You can’t go wrong with the Homebase suite of tools.

Are you having time clock issues at work?

Homebase is the answer you are looking for. With free options, ease of use, GPS tracking, and real-time data, you can relieve your time clock woes. Get started for free today.

Time clock issues at work FAQS

What is time tracking?

Time tracking is the simple act of tracking when an employee starts work, goes on break, returns from break, and leaves work. There are many different ways to track employee time, but one of the best ways is with a digital time clock.

What is a time clock?

A time clock is a device that records the shifts, hours, breaks, and overtime an employee works. These devices can be mechanical or digital. Each business will need different features from a time clock so make sure to do your research before you choose.

What are the benefits of tracking time to my business?

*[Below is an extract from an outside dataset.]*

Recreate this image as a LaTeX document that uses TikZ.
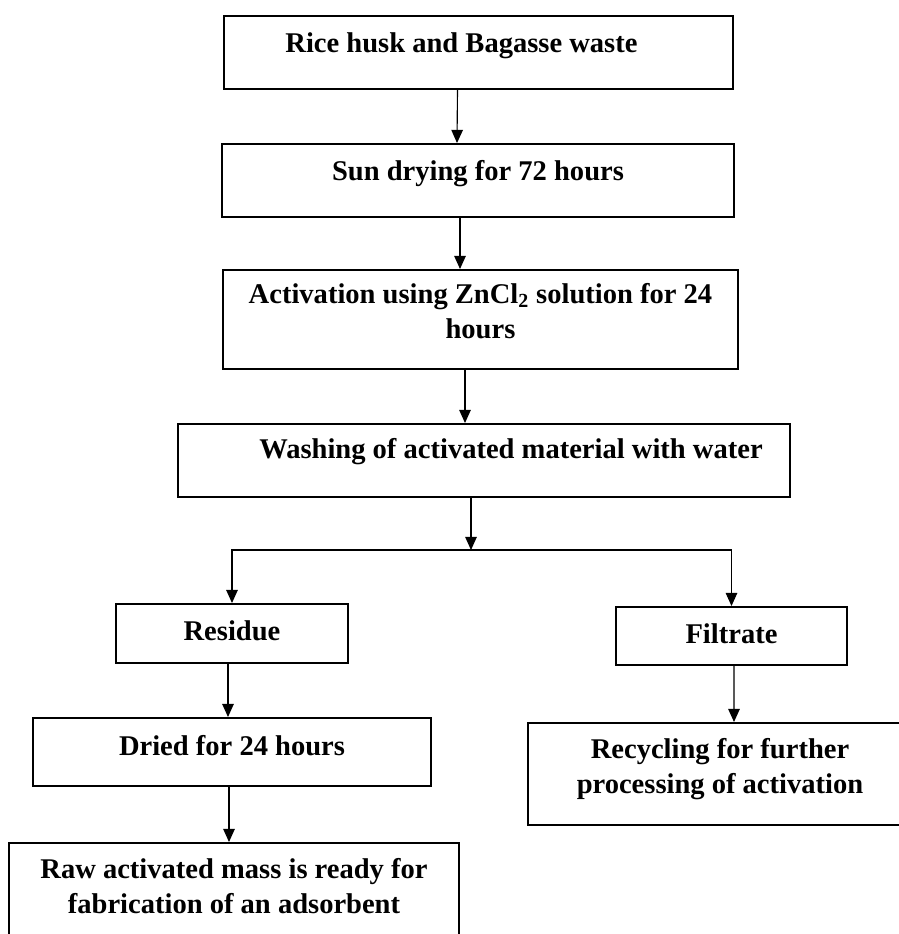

There are many benefits to tracking time in your business. The most obvious are increasing profitability, keeping employees accountable, an accurate payroll, and complying with the law. In fact, if you’ve got hourly workers, you have to track their hours––otherwise, your admin tasks will be pandemonium.

What are the most common time clock issues at work?

The most common time clock issues at work are:

  • Having inaccurate logs from using a paper and pen or an Excel spreadsheet
  • Not having a clear time tracking policy
  • Not communicating often and clearly
  • Time theft and buddy punching
  • Not monitoring off-the-clock work
  • Not understanding the rules around on-call shifts
  • Not reviewing the time tracking entries

These time clock problems are incredibly common and you should never feel you’re alone in these struggles.